Mar 25 2019
Are Robots Competing for Your Job? | Jill Lepore | The New Yorker
“The robots are coming. Hide the WD-40. Lock up your nine-volt batteries. Build a booby trap out of giant magnets; dig a moat as deep as a grave. “Ever since a study by the University of Oxford predicted that 47 percent of U.S. jobs are at risk of being replaced by robots and artificial intelligence over the next fifteen to twenty years, I haven’t been able to stop thinking about the future of work,” Andrés Oppenheimer writes, in “The Robots Are Coming: The Future of Jobs in the Age of Automation” (Vintage). No one is safe. ”
Source: The New Yorker
Michel Baudin‘s comments:
In this article, Jill Lepore skewers the countless gurus who, for the past 100 years, have been predicting a future in which robots have eliminated all jobs, manufacturing or not. While Lepore does not go back that far, “Robot” is a word from science fiction, specifically Karel Čapek’s 1920 play Rossum’s Universal Robots. In this play, robots actually kill off humans.
Contents
Unemployment since 1991
If robots had actually had a massive impact on jobs, it would certainly show in the employment statistics. As seen in the following figure it doesn’t, at least in the world’s 6 largest economies.

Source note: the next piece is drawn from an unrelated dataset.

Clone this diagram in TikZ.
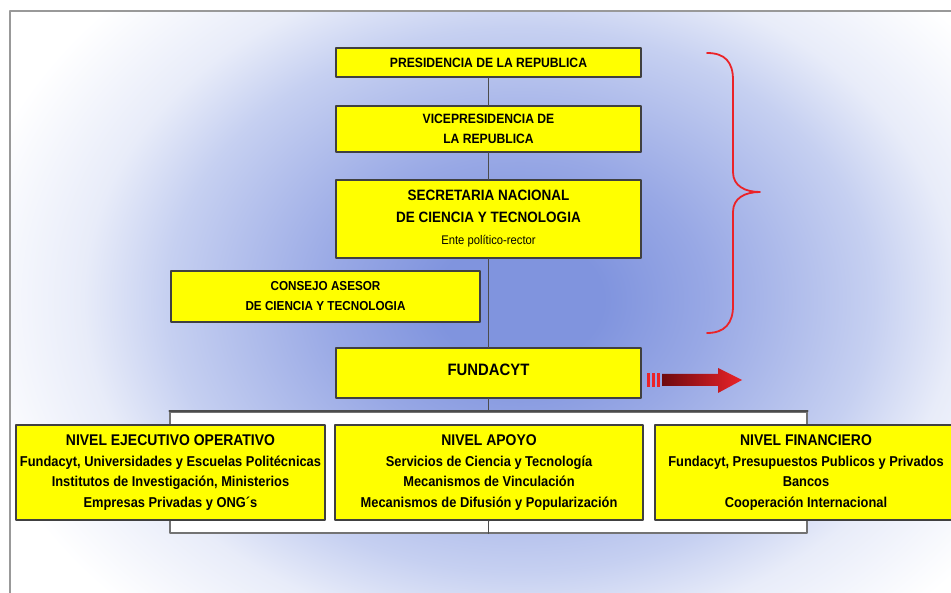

While the curves of different countries are at different levels, they don’t show an increase over the past 30 years. Comparisons between the levels of unemployment among countries, however, are not as meaningful as they appear.
The national statistics bureaus don’t define “unemployed” the same way. The maximum number of hours worked per month to be counted as unemployed are not the same, women’s participation in the work force varies, and the bureaus have varying levels of political independence.
Changes in unemployment rates since 1991
On the other hand, we can assume that, in any given country, they calculate these numbers the same way every year. As a result, we are better off comparing their variations over time.
In the following figure, we pinch all the country curves to a common starting point in 1991. Then we plot the relative changes from that year on.
Of the six countries, China is the only one to show a near doubling, as a one-step rise in the early 2000s. According to the ILO, however, “in China, the indicator of employment in the aggregate economy-wide sense is of limited value.”
Japan’s unemployment is slightly higher in 2019 than in 1991, with wild swings in between, due to the long recession of the 1990s and the financial crisis in the late 2000s, not robots. The other 4 countries all show lower unemployment in 2019 than in 1991.
During these decades, manufacturers closed factories and laid off workers. This disrupted the lives of individuals and communities but mostly for causes unrelated to robots.
Conclusions
All the above charts say is that society as a whole created more jobs than it destroyed. What we have been living through is an example of Schumpeter’s creative destruction, not a science fiction dystopia.
Your job and my job may be threatened by robots but there is no evidence, even from the recent past, that they increase overall unemployment. This, however, does not prevent anyone predicting it yet again.
#robot, #automation, #employment
Alkis Charalambopoulos
March 26, 2019 @ 12:53 am
Adding to the discussion about robots, I want to mention that robots replace repetitive or boring work and their introduction increases the job satisfaction. The issue is that the industry will have to care about reskilling and up-skilling the workforce to absorb the big shock of the change.